Por Juan Sasturain
A las diez y media, la mañana del domingo resulta más simplemente fría e irremontable que electoral. Con cuidado de no despertarla, él se levanta de la cama como quien se baja de un caballo incómodo y mañero tras un largo viaje. Va a la cocina. Olvidados sobre la mesa, el Rosario/12 y La Capital de ayer exponen candidatos que hacen piruetas de última hora y primera plana. El toma tres mates mirando un carguero lejano, la luz en puntas de pie sobre el río tras los cristales del balcón terraza. Piensa en su vida escorada, en el naufragio universal, y se declara clínicamente deprimido. La idea de viajar hasta Fisherton equivale a ir de rodillas a Luján, a Lourdes, mejor.
Vuelve a la pieza, a Caro, a la cama revuelta. Hace tres meses que duerme allí y parece ayer que tomó a esa mujer y a esa plaza y media por asalto:
–¿Y si no voy? –le pregunta a la espalda joven de ella.
–Andá, sé ciudadano –murmura Caro sin obligación inmediata, cómodamente instalada en la almohada y en pleno centro de la Chicago argentina.
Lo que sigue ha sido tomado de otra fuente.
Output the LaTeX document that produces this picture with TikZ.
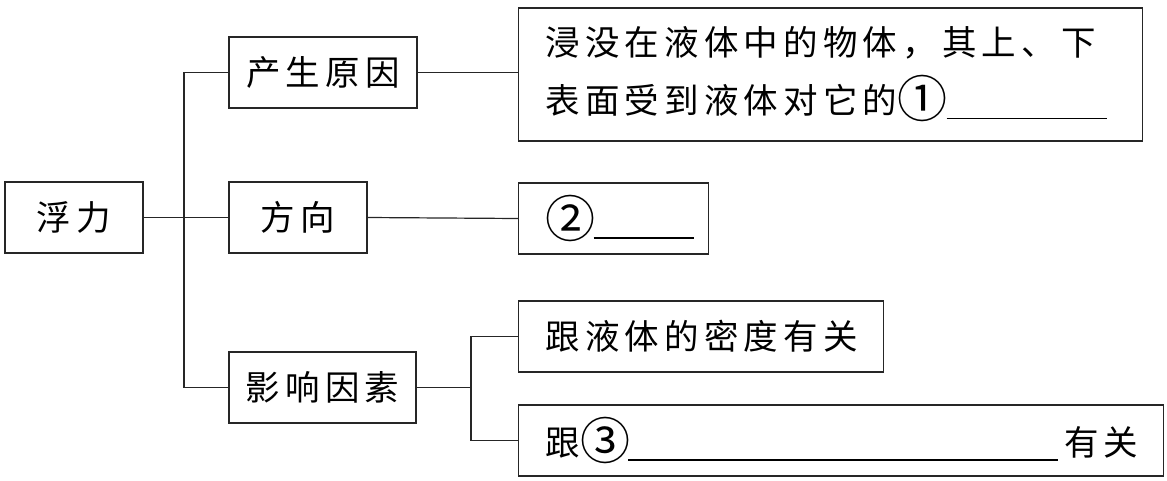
\documentclass[tikz,border=0pt]{standalone}
\usepackage{fontspec}
\newfontfamily\cjk[LetterSpace=15]{Noto Sans CJK SC}
\newcommand{\circnum}[1]{\raisebox{-4pt}{\scalebox{1.45}{#1}}\hspace{-3pt}}
\begin{document}
\begin{tikzpicture}[x=1pt,y=-1pt,line width=1.2pt,
  box/.style={draw=black!85,inner sep=0pt,font=\cjk\fontsize{34.5}{58}\selectfont},
  lbox/.style={box,align=left,inner xsep=27pt,anchor=west}]
\useasboundingbox (0,0) rectangle (1167,480);
\node[box,minimum width=138pt,minimum height=71pt] (fu) at (74,217.5) {浮力};
\node[box,minimum width=188pt,minimum height=71pt] (cs) at (323,72.5) {产生原因};
\node[box,minimum width=138pt,minimum height=71pt] (fx) at (298,217.5) {方向};
\node[box,minimum width=187pt,minimum height=71pt] (yx) at (322.5,387.5) {影响因素};
\node[lbox,text width=570pt,minimum height=133pt] (t1) at (518,74.5)
  {浸没在液体中的物体，其上、下\\\mbox{表面受到液体对它的\circnum{①}\hspace{2pt}\rule[-5pt]{160pt}{1.2pt}}};
\node[lbox,text width=136pt,minimum height=71pt] (t2) at (518,218.5)
  {\mbox{\circnum{②}\hspace{1pt}\rule[-5pt]{100pt}{1.2pt}}};
\node[lbox,text width=591pt,minimum height=71pt] (t4) at (518,440.5)
  {\mbox{跟\circnum{③}\hspace{1pt}\rule[-5pt]{430pt}{1.2pt}\hspace{6pt}有关}};
\node[lbox,text width=311pt,minimum height=71pt] (t3) at (518,336.5) {跟液体的密度有关};
\coordinate (j1) at (184,217.5);
\coordinate (j2) at (471,387.5);
\draw[draw=black!85] (fu.east) -- (fx.west);
\draw[draw=black!85] (cs.west) -- (cs.west -| j1) -- (yx.west -| j1) -- (yx.west);
\draw[draw=black!85] (cs.east) -- (cs.east -| t1.west);
\draw[draw=black!85] (fx.east) -- (t2.west);
\draw[draw=black!85] (yx.east) -- (j2);
\draw[draw=black!85] (t3.west) -- (t3.west -| j2) -- (t4.west -| j2) -- (t4.west);
\end{tikzpicture}
\end{document}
Total, ella vota a la vuelta.
–Debería haber hecho el cambio de domicilio –admite él.
–Pero no lo hiciste. Ni siquiera te mudaste del todo –contesta ella sin volverse.
Es cierto. Ella le hizo espacio en sus cajones y el placar, lo ayudó a vaciar el bolso con que él volvió una noche con el cepillo de dientes, la compu y un par de fotos de chicos despeinados que se le parecen y que ahora están sujetos con chinches junto a un precario dibujo de Bob Esponja y un par de extraños guerreros del espacio dedicados a Papá. El resto de sus cosas sigue allá, en Fisherton.
El se inclina sobre la almohada, besa a Caro en la comisura de los labios, se disculpa, se aparta sin esperar respuesta.
–Voto y vuelvo –dice mientras se pone el abrigo con entretela acolchada, regalo en otro otoño y de otra mujer.
–Eso espero. ¿Dónde votás?
–Donde siempre, supongo.
–La escuela de tus pibes.
–Sí.
–¿Y ella?
Para hacer esa pregunta ha abierto un ojo, un ojo hermoso, piensa él pero no se anima a decirlo.
–No sé dónde vota ella.
–¿No le preguntaste?
–No he hablado con ella. Hace quince días que no hablo con Silvina.
–Ese es el problema.
Caro deja la frase como un epitafio y se dispone a seguir durmiendo.
El dice “te quiero” desde la puerta y le responde un rumor entre almohadas que no entiende ni pregunta.
Sale despacio, como para que se note que no quiere ir.
Todo resulta menos dramático de lo que temía. Aunque el presidente de la mesa 3562 resulta ser el vecino despistado del 4to B que le pregunta por su mujer y sus chicos, y la fiscal de uno de los partidos, una amiga de la mejor amiga de Silvina, que mira su DNI como si fuera un certificado de mala conducta. Sin embargo, va y vota.
Al salir, es casi mediodía. Camina por la vereda de la escuela, va a cambiar de vereda, vacila, finalmente cruza la calle, se acerca a un edificio de departamentos y toca el timbre de un 9no C que ya no le pertenece.
Atiende ella.
–Vengo a buscar mis cosas, Silvina –dice él de un tirón.
Hay una pausa más o menos larga.
–Subí. Pero antes quiero que hablemos de algunas cuestiones –dice ella finalmente.
–¿Están los chicos?
–Claro que no... No tengas miedo, cagón.
–No tengo miedo. Es que estoy apurado.
–Ah... Encima, apurado. Mejor andate, entonces.
El se aparta del portero eléctrico como si le quemara y retrocede. Después de unos segundos vuelve la voz de ella, que lo busca infructuosa:
–Y seguro que votaste a ese payaso impresentable... No tenés vergüenza.
–No. Oíme, Silvina... –murmura, de lejos ya.
–No te quiero ver más por acá, ¿sabés? No te quiero ver más.
Pero él no la oye. Ya votó y se vuelve, cruzó de vereda espantado.
Una vecina del primero, en cambio, que regresa, alcanza a escuchar el rumor, una puteada, un último sollozo en el portero eléctrico y se queda esperando hasta que el clic final la decepciona.